4. Allégement des droits d'enregistrement
Enfin, la loi du 26 mai 2004 modifie sur plusieurs points les dispositions existantes en matière de droits d'enregistrement. Compte tenu de ces aménagements, voici les règles applicables à compter du 1er janvier 2005.
4.1. Versements sous forme de sommes d'argent
Comme aujourd'hui, lorsqu'elles prennent la forme d'une rente ou de versements d'une somme d'argent échelonnés sur une période de plus de 12 mois, les prestations compensatoires ne rendent pas exigibles les droits de mutation.
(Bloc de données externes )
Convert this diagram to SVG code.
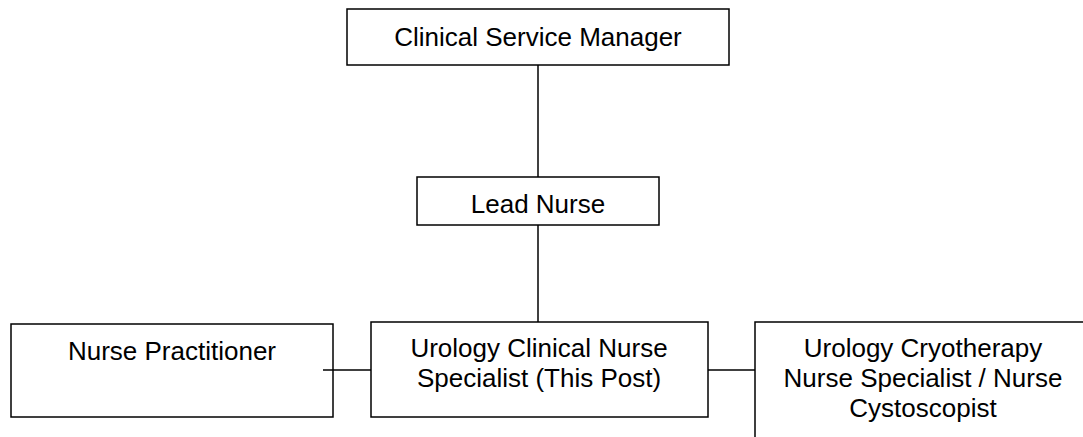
<svg xmlns="http://www.w3.org/2000/svg" width="1083" height="437" viewBox="0 0 1083 437">
<style>
.box{fill:#fff;stroke:#000;stroke-width:1.5}
.t{font-family:"Liberation Sans",Arial,sans-serif;font-size:26px;fill:#000;text-anchor:middle}
.c{stroke:#000;stroke-width:1.5;fill:none}
</style>
<rect width="1083" height="437" fill="#fff"/>
<g id="csm">
<rect class="box" x="347" y="9" width="382" height="56"/>
<text class="t" x="538" y="46">Clinical Service Manager</text>
</g>
<g id="lead">
<rect class="box" x="417" y="177" width="242" height="48"/>
<text class="t" x="538" y="213">Lead Nurse</text>
</g>
<g id="np">
<rect class="box" x="11" y="324" width="322" height="93"/>
<text class="t" x="172" y="360">Nurse Practitioner</text>
</g>
<g id="cns">
<rect class="box" x="371" y="322" width="337" height="95"/>
<text class="t" x="539" y="357">Urology Clinical Nurse</text>
<text class="t" x="539" y="387">Specialist (This Post)</text>
</g>
<g id="cryo">
<rect class="box" x="755" y="322" width="340" height="130"/>
<text class="t" x="923" y="357">Urology Cryotherapy</text>
<text class="t" x="923" y="387">Nurse Specialist / Nurse</text>
<text class="t" x="923" y="417">Cystoscopist</text>
</g>
<g id="connectors">
<line class="c" x1="538" y1="65" x2="538" y2="177"/>
<line class="c" x1="538" y1="225" x2="538" y2="322"/>
<line class="c" x1="323" y1="370" x2="371" y2="370"/>
<line class="c" x1="708" y1="370" x2="755" y2="370"/>
</g>
</svg>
4.2. Versements sous forme de biens de communauté ou indivis
Les versements en capital provenant de biens de communauté continuent à être soumis aux droits de mutation à titre gratuit dans les conditions applicables aux donations entre époux . Il en est de même des prestations compensatoires en capital versées au moyen de biens indivis entre les deux époux séparés de biens et acquis pendant le mariage.
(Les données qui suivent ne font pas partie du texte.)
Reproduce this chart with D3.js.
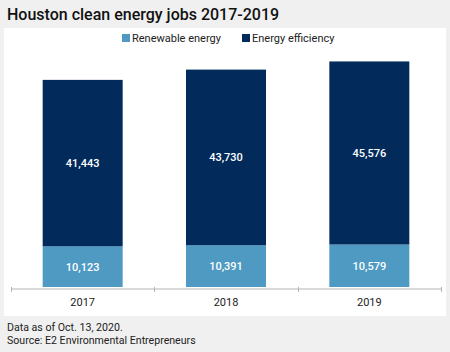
<!DOCTYPE html>
<html>
<head>
<meta charset="utf-8">
<script src="https://cdn.jsdelivr.net/npm/d3@7"></script>
<style>
  body { margin: 0; background: #f0f0f0; }
  svg { display: block; font-family: Roboto, "Liberation Sans", sans-serif; }
</style>
</head>
<body>
<div id="chart-area"></div>
<script>
const years = ["2017", "2018", "2019"]
const renewable = [10123, 10391, 10579]
const efficiency = [41443, 43730, 45576]
const seriesNames = ["Renewable energy", "Energy efficiency"]
const colors = ["#4e9ac3", "#022b5c"]

const W = 450, H = 352

const svg = d3.select("#chart-area").append("svg")
  .attr("width", W)
  .attr("height", H)

svg.append("rect").attr("width", W).attr("height", H).attr("fill", "#f0f0f0")
// white panel
svg.append("rect").attr("x", 4).attr("y", 28).attr("width", 442).attr("height", 288).attr("fill", "#fff")

// title
svg.append("text")
  .attr("x", 7)
  .attr("y", 20)
  .attr("font-size", "16px")
  .attr("font-weight", 500)
  .attr("fill", "#111")
  .text("Houston clean energy jobs 2017-2019")

const data = years.map((y, i) => ({ year: y, renewable: renewable[i], efficiency: efficiency[i] }))
const stack = d3.stack().keys(["renewable", "efficiency"])(data)

const x = d3.scaleBand()
  .domain(years)
  .range([11, 441])

const y = d3.scaleLinear()
  .domain([0, 60000])
  .range([287, 46])

const barW = 80

const g = svg.append("g")

const layers = g.selectAll("g.layer")
  .data(stack)
  .enter().append("g")
  .attr("class", "layer")
  .attr("fill", (d, i) => colors[i])

layers.selectAll("rect")
  .data(d => d)
  .enter().append("rect")
  .attr("x", d => x(d.data.year) + x.bandwidth() / 2 - barW / 2)
  .attr("width", barW)
  .attr("y", d => y(d[1]))
  .attr("height", d => y(d[0]) - y(d[1]))

layers.selectAll("text")
  .data(d => d)
  .enter().append("text")
  .attr("x", d => x(d.data.year) + x.bandwidth() / 2)
  .attr("y", d => (y(d[0]) + y(d[1])) / 2 + 4)
  .attr("text-anchor", "middle")
  .attr("fill", "#fff")
  .attr("font-size", "11px")
  .attr("font-weight", 500)
  .text(d => d3.format(",")(d[1] - d[0]))

// x axis
const axis = svg.append("g")
  .attr("transform", "translate(0, 289)")
axis.append("line")
  .attr("x1", 11).attr("x2", 441)
  .attr("stroke", "#b5b5b5")
axis.selectAll("line.tick")
  .data(years.map(d => x(d)).concat([x(years[2]) + x.bandwidth()]))
  .enter().append("line")
  .attr("class", "tick")
  .attr("x1", d => Math.round(d) + 0.5).attr("x2", d => Math.round(d) + 0.5)
  .attr("y1", -2).attr("y2", 3)
  .attr("stroke", "#b5b5b5")
axis.selectAll("text")
  .data(years)
  .enter().append("text")
  .attr("x", d => x(d) + x.bandwidth() / 2)
  .attr("y", 17)
  .attr("text-anchor", "middle")
  .attr("font-size", "11px")
  .attr("fill", "#222")
  .text(d => d)

// legend
const legendX = [122, 242]
const legend = svg.selectAll("g.legend")
  .data(seriesNames)
  .enter().append("g")
  .attr("class", "legend")
  .attr("transform", (d, i) => `translate(${legendX[i]}, 34)`)
legend.append("rect")
  .attr("width", 8).attr("height", 8)
  .attr("y", 0)
  .attr("fill", (d, i) => colors[i])
legend.append("text")
  .attr("x", 10)
  .attr("y", 8)
  .attr("font-size", "11px")
  .attr("fill", "#222")
  .text(d => d)

// footer
svg.append("text")
  .attr("x", 7).attr("y", 331)
  .attr("font-size", "10.6px")
  .attr("fill", "#222")
  .text("Data as of Oct. 13, 2020.")
svg.append("text")
  .attr("x", 7).attr("y", 344)
  .attr("font-size", "10.6px")
  .attr("fill", "#222")
  .text("Source: E2 Environmental Entrepreneurs")
</script>
</body>
</html>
4.3. Versements sous forme de biens propres
Les prestations compensatoires en capital provenant de biens propres du conjoint débiteur sont jusqu'à présent soumis aux droits de mutation à titre gratuit. Cette imposition s'applique également aux prestations compensatoires en capital versées au moyen de biens indivis entre les deux époux mariés sous le régime de la séparation et acquis avant leur union. La loi met fin à ce régime de perception des droits de mutation gratuit dans ces cas.
A compter de 2005, en cas de versements de biens propres ou bien indivis acquis par époux séparés de biens avant le mariage, ces prestations compensatoires seront juste soumises à un droit fixe de 75 euros. Ce droit s'appliquera, dans les mêmes conditions, en cas de conversion en capital de la rente effectuée sur demande de l'époux débiteur ou de la succession au décès de l'époux débiteur.
Enfin, ce nouveau régime vise les prestations compensatoires prenant la forme de versements de sommes d'argent sur une période de 12 mois. Les versements échelonnés sur une période plus longue demeurent exonérés de droit d'enregistrement.
Attention, en cas d'attribution d'un bien ou droit immobilier, c'est la taxe de publicité foncière de 0,60 % qui est due.